Gold for Aussie women as Phelps and Rice beaten in London
The shocks continue at the London Olympics with the King and Queen of the Beijing pool dethroned.
Michael Phelps finished fourth in his 400 individual medley final, Stephanie Rice sixth in her final.
The writing was on the wall when American Phelps qualified in lane 8 by a mere seven-one hundredths of a second for the final, while Australian Rice qualified seventh fastest.
In the final, a sluggish Phelps stopped the clock at 4.09.28, well outside his world record 4.03.84, with compatriot Ryan Lochte taking gold with 4.05.18. Australian Thomas Fraser-Holmes finished seventh in 4.13.39.
Rice’s 4.35.49 was well outside her world record 4.29.45 which was broken by the 16-year-old from China Ye Shewin with 4.28.43.
On the Australian credit side, pay day for the 4×100 freestyle relay team with the first gold of the meet with a golden performance, setting an Olympic record 3.33.15 thanks to Alicia Coutts, Cate Campbell, Brittany Elmslie, and Melanie Slanger to beat the Netherlands and the defending champion USA.
Alicia Coutts qualified for tonight’s 100 fly final with the second fastest time behind American Dana Vollmer.
And both Brenton Rickard and Christian Sprenger qualified third and fourth fastest for tonight’s 100 breaststroke final.
Leaving cyclist Alexandr Vinokurov to grab the day one honours in London with Kazakhstan’s first ever Olympic gold medal in cycling, outfoxing Rigoberto Uran Uran to win Colombia’s first ever Olympic medal.
The road race finish reminded me of the 1954 Commonwealth Games in Vancouver when Australian John Landy was leading Roger Bannister on the final bend of the 1500m final.
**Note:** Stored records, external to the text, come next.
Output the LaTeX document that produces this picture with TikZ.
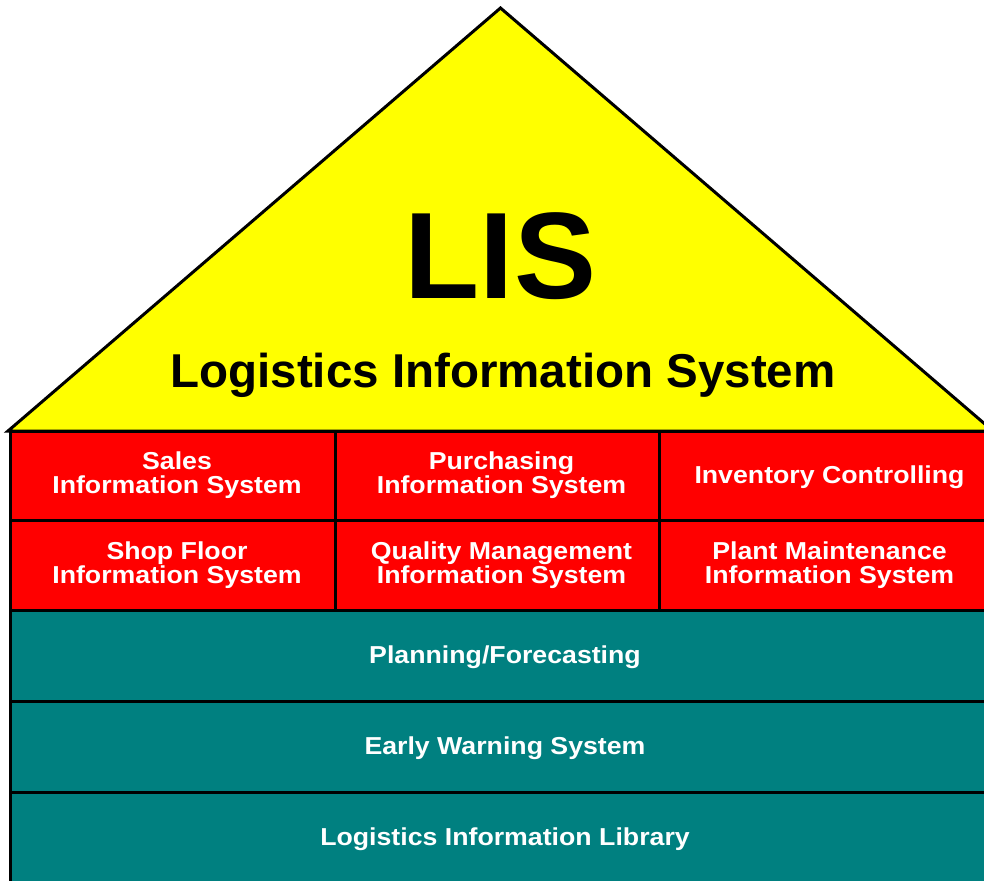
\documentclass[tikz,border=0pt]{standalone}
\usepackage{fontspec}
\setmainfont{Liberation Sans}
\newfontfamily\boxfont[FakeStretch=1.09]{Liberation Sans}
\definecolor{lisred}{HTML}{FF0000}
\definecolor{listeal}{HTML}{008080}
\definecolor{lisyellow}{HTML}{FFFF00}
\newcommand\lispad{\hspace*{9pt}}
\tikzset{
  tilebox/.style={draw=black, line width=3pt, inner sep=0pt, align=center, text=white,
    font=\boxfont\bfseries\fontsize{24.5}{24}\selectfont},
  oneline/.style={text height=18pt, text depth=2pt},
  redbox/.style={tilebox, fill=lisred},
  tealbox/.style={tilebox, oneline, fill=listeal},
}
\begin{document}
\begin{tikzpicture}[x=1pt,y=-1pt]
\useasboundingbox (0,0) rectangle (984,880);
\clip (0,0) rectangle (984,880);
% roof
\path[fill=lisyellow, draw=black, line width=3pt] (8,431) -- (500.5,8) -- (993,431) -- cycle;
\node[anchor=base, inner sep=0pt, font=\bfseries\fontsize{123}{123}\selectfont] (lis) at (500.5,298) {LIS};
\node[anchor=base, inner sep=0pt, font=\bfseries\fontsize{47.5}{47.5}\selectfont] (title) at (503,387) {Logistics Information System};
% red tiles
\node[redbox, minimum width=325, minimum height=89] (sales) at (172.5,475.5) {\lispad Sales\\\lispad Information System};
\node[redbox, minimum width=324, minimum height=89] (purch) at (497,475.5) {\lispad Purchasing\\\lispad Information System};
\node[redbox, oneline, minimum width=341, minimum height=89] (inv) at (829.5,475.5) {Inventory Controlling};
\node[redbox, minimum width=325, minimum height=90] (shop) at (172.5,565) {\lispad Shop Floor\\\lispad Information System};
\node[redbox, minimum width=324, minimum height=90] (qual) at (497,565) {\lispad Quality Management\\\lispad Information System};
\node[redbox, minimum width=341, minimum height=90] (plant) at (829.5,565) {Plant Maintenance\\Information System};
% teal layers
\node[tealbox, minimum width=990, minimum height=91] (plan) at (505,655.5) {Planning/Forecasting};
\node[tealbox, minimum width=990, minimum height=91] (early) at (505,746.5) {Early Warning System};
\node[tealbox, minimum width=990, minimum height=90] (lib) at (505,837) {Logistics Information Library};
\end{tikzpicture}
\end{document}
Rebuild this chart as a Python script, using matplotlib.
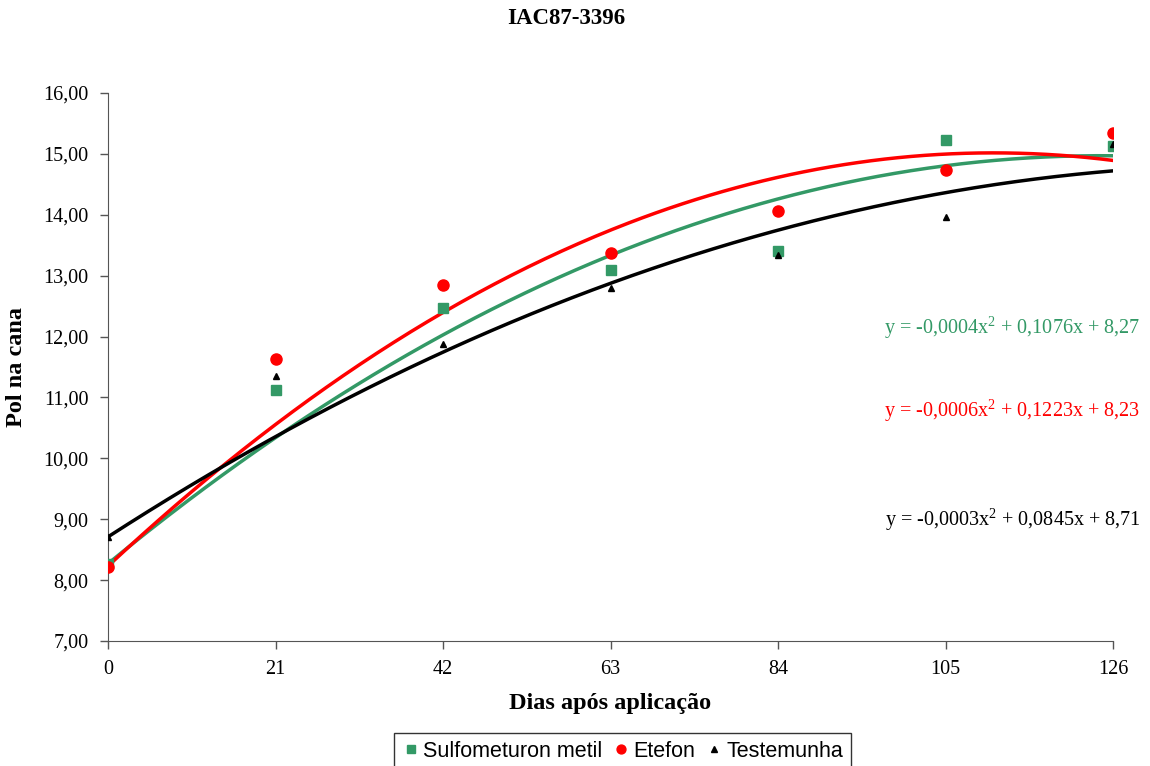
import matplotlib.pyplot as plt
import numpy as np

# Days after application and "Pol na cana" readings per treatment
dias = np.array([0, 21, 42, 63, 84, 105, 126])
sulfometuron = np.array([8.27, 11.12, 12.47, 13.09, 13.40, 15.23, 15.13])
etefon = np.array([8.22, 11.63, 12.85, 13.38, 14.06, 14.74, 15.34])
testemunha = np.array([8.71, 11.35, 11.88, 12.80, 13.34, 13.96, 15.16])

# quadratic trend coefficients (a, b, c) for y = a*x^2 + b*x + c
coef_sulf = [-0.000432, 0.1076, 8.27]
coef_etef = [-0.000551, 0.1223, 8.23]
coef_test = [-0.000292, 0.0845, 8.71]

eq_sulf = "y = -0,0004x$^2$ + 0,1076x + 8,27"
eq_etef = "y = -0,0006x$^2$ + 0,1223x + 8,23"
eq_test = "y = -0,0003x$^2$ + 0,0845x + 8,71"

verde = "#339966"
plt.rcParams["font.family"] = ["Liberation Serif", "DejaVu Serif"]
plt.rcParams["mathtext.fontset"] = "custom"
plt.rcParams["mathtext.rm"] = "Liberation Serif"

fig = plt.figure(figsize=(11.5, 7.66), dpi=100)
ax = fig.add_axes([0.0939, 0.1632, 0.874, 0.7154])

xs = np.linspace(0, 126, 300)
series = [
    (sulfometuron, coef_sulf, eq_sulf, verde, "s", 7, "Sulfometuron metil", 0.572),
    (etefon, coef_etef, eq_etef, "red", "o", 8, "Etefon", 0.42),
    (testemunha, coef_test, eq_test, "black", "^", 5, "Testemunha", 0.222),
]
for vals, coef, eq, cor, mk, ms, nome, ypos in series:
    ax.plot(dias, vals, linestyle="none", marker=mk, color=cor, markersize=ms, label=nome,
            zorder=3)
    ax.plot(xs, np.polyval(coef, xs), color=cor, linewidth=2.5)
    ax.text(1.027, ypos, eq, transform=ax.transAxes, color=cor, fontsize=14.5,
            ha="right", va="center")

ax.set_xlim(0, 126)
ax.set_ylim(7, 16)
ax.set_xticks(dias)
ax.set_yticks(np.arange(7, 17, 1))
ax.set_yticklabels([f"{v:.2f}".replace(".", ",") for v in np.arange(7, 17, 1)])
ax.tick_params(labelsize=14.5, direction="out", length=6, width=1, color="#555555", pad=8)
ax.spines["top"].set_visible(False)
ax.spines["right"].set_visible(False)
for s in ["left", "bottom"]:
    ax.spines[s].set_color("#555555")

ax.set_xlabel("Dias após aplicação", fontsize=17.5, fontweight="bold", labelpad=10)
ax.set_ylabel("Pol na cana", fontsize=17.5, fontweight="bold", labelpad=12)
fig.suptitle("IAC87-3396", fontsize=16.5, fontweight="bold", x=0.492, y=0.99)

leg = fig.legend(loc="upper center", bbox_to_anchor=(0.541, 0.043), ncol=3,
                 frameon=True, fancybox=False, edgecolor="black", handletextpad=0.1,
                 columnspacing=0.45, handlelength=0.9, borderpad=0.35, borderaxespad=0,
                 prop={"family": ["Liberation Sans", "DejaVu Sans"], "size": 15.5},
                 markerscale=0.8)
leg.get_frame().set_linewidth(1)

fig.savefig("out.png", dpi=100)
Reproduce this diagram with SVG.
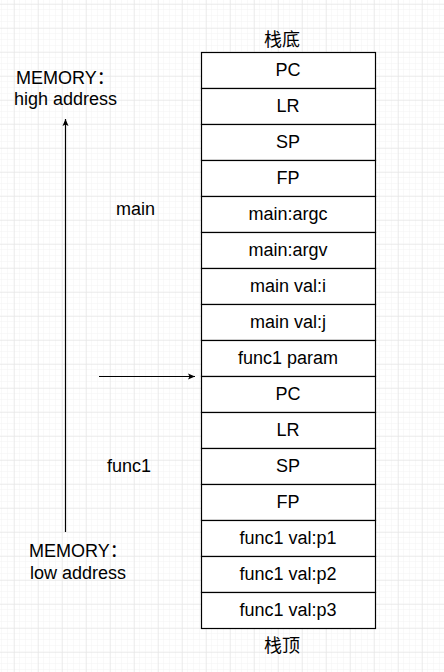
<svg xmlns="http://www.w3.org/2000/svg" width="444" height="672" viewBox="0 0 444 672">
<style>
text{font-family:"Liberation Sans","Noto Sans CJK SC",sans-serif;font-size:18px;fill:#000}
.c{text-anchor:middle;dominant-baseline:central}
.cell{fill:#fff;stroke:#000;stroke-width:1.2}
.ln{stroke:#000;stroke-width:1.2;fill:none}
</style>
<defs>
<pattern id="minor" x="2" y="4" width="6" height="6" patternUnits="userSpaceOnUse">
<path d="M6 0V6M0 6H6" stroke="#f3f3f3" stroke-width="1" fill="none"/>
</pattern>
<pattern id="major" x="14" y="4" width="24" height="24" patternUnits="userSpaceOnUse">
<path d="M0 0V24M0 0H24" stroke="#e2e2e2" stroke-width="1" fill="none"/>
</pattern>
<marker id="ah" markerWidth="8" markerHeight="8" refX="7" refY="4" orient="auto" markerUnits="userSpaceOnUse">
<path d="M0 1L7 4L0 7L1.5 4Z" fill="#000"/>
</marker>
</defs>
<rect width="444" height="672" fill="#fff"/>
<rect width="444" height="672" fill="url(#minor)"/>
<rect width="444" height="672" fill="url(#major)"/>
<g id="connectors">
<line class="ln" x1="65.5" y1="532" x2="65.5" y2="119" marker-end="url(#ah)"/>
<line class="ln" x1="99" y1="376.5" x2="195" y2="376.5" marker-end="url(#ah)"/>
</g>
<g id="stack">
<g id="n1"><rect class="cell" x="201.5" y="52.5" width="174" height="36"/><text class="c" x="288" y="69.5">PC</text></g>
<g id="n2"><rect class="cell" x="201.5" y="88.5" width="174" height="36"/><text class="c" x="288" y="105.5">LR</text></g>
<g id="n3"><rect class="cell" x="201.5" y="124.5" width="174" height="36"/><text class="c" x="288" y="141.5">SP</text></g>
<g id="n4"><rect class="cell" x="201.5" y="160.5" width="174" height="36"/><text class="c" x="288" y="177.5">FP</text></g>
<g id="n5"><rect class="cell" x="201.5" y="196.5" width="174" height="36"/><text class="c" x="288" y="213.5">main:argc</text></g>
<g id="n6"><rect class="cell" x="201.5" y="232.5" width="174" height="36"/><text class="c" x="288" y="249.5">main:argv</text></g>
<g id="n7"><rect class="cell" x="201.5" y="268.5" width="174" height="36"/><text class="c" x="288" y="285.5">main val:i</text></g>
<g id="n8"><rect class="cell" x="201.5" y="304.5" width="174" height="36"/><text class="c" x="288" y="321.5">main val:j</text></g>
<g id="n9"><rect class="cell" x="201.5" y="340.5" width="174" height="36"/><text class="c" x="288" y="357.5">func1 param</text></g>
<g id="n10"><rect class="cell" x="201.5" y="376.5" width="174" height="36"/><text class="c" x="288" y="393.5">PC</text></g>
<g id="n11"><rect class="cell" x="201.5" y="412.5" width="174" height="36"/><text class="c" x="288" y="429.5">LR</text></g>
<g id="n12"><rect class="cell" x="201.5" y="448.5" width="174" height="36"/><text class="c" x="288" y="465.5">SP</text></g>
<g id="n13"><rect class="cell" x="201.5" y="484.5" width="174" height="36"/><text class="c" x="288" y="501.5">FP</text></g>
<g id="n14"><rect class="cell" x="201.5" y="520.5" width="174" height="36"/><text class="c" x="288" y="537.5">func1 val:p1</text></g>
<g id="n15"><rect class="cell" x="201.5" y="556.5" width="174" height="36"/><text class="c" x="288" y="573.5">func1 val:p2</text></g>
<g id="n16"><rect class="cell" x="201.5" y="592.5" width="174" height="36"/><text class="c" x="288" y="609.5">func1 val:p3</text></g>
</g>
<g id="labels">
<text class="c" x="282" y="40">栈底</text>
<text class="c" x="282" y="646">栈顶</text>
<text x="16" y="84">MEMORY：</text>
<text x="14" y="105">high address</text>
<text x="116" y="215">main</text>
<text x="107" y="472">func1</text>
<text x="29" y="557">MEMORY：</text>
<text x="30" y="579">low address</text>
</g>
</svg>
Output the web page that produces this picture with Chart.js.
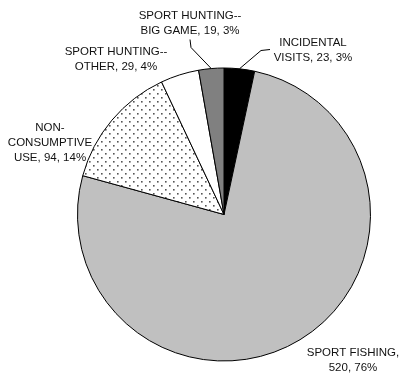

Landy looked over his left shoulder to see where Bannister was as the Englishman passed him on the right. By the time Landy looked ahead, Bannister had bolted to gold.
That’s exactly how Vinokurov won gold last night. In an identical “two-horse” race like Vancouver, Uran Uuran looked over his left shoulder, and the Kazak was gone on his right.
Cagey tactics by the 39-year-old, the oldest man in the race, who intends to retire at the end of the year. What a way to go with Olympic gold as his swansong.
Australia’s veteran 38-year-old Stuart O’Grady finished sixth in his record sixth Olympics for a cyclist, while England’s Mark Cavendish, favoured to win, ended up 29th, and well off the pace.
To magnify Australia’s shaky start, Samantha Stosur seeded 5, repeated her first round defeat at Wimbledon by bowing out of the Olympic tournament with a 3-6 7-5 10-8 defeat by Spain’s Carla Suarez Navarro, ranked 45 in the world.
So far in these Games, Michelle Obama has been my highlight – a standout. While her husband is back in the States trying to be re-elected President, the First Lady has swept all before her wherever she has appeared in London. A constant breath of fresh air with a beaming smile and happy to see anyone. And she’s seen plenty.
To the American team she said – “Try to have fun, try to breathe a little, and try to win, winning is good”.
Of England she said – “They are wonderful people, celebrating a Royal wedding last year, the Queen’s Golden Jubilee this year, and now hosting the Games”.
Damn shame she leaves tonight to wend her way home to a dog-eat-dog election. London will be the poorer for the First Lady’s departure.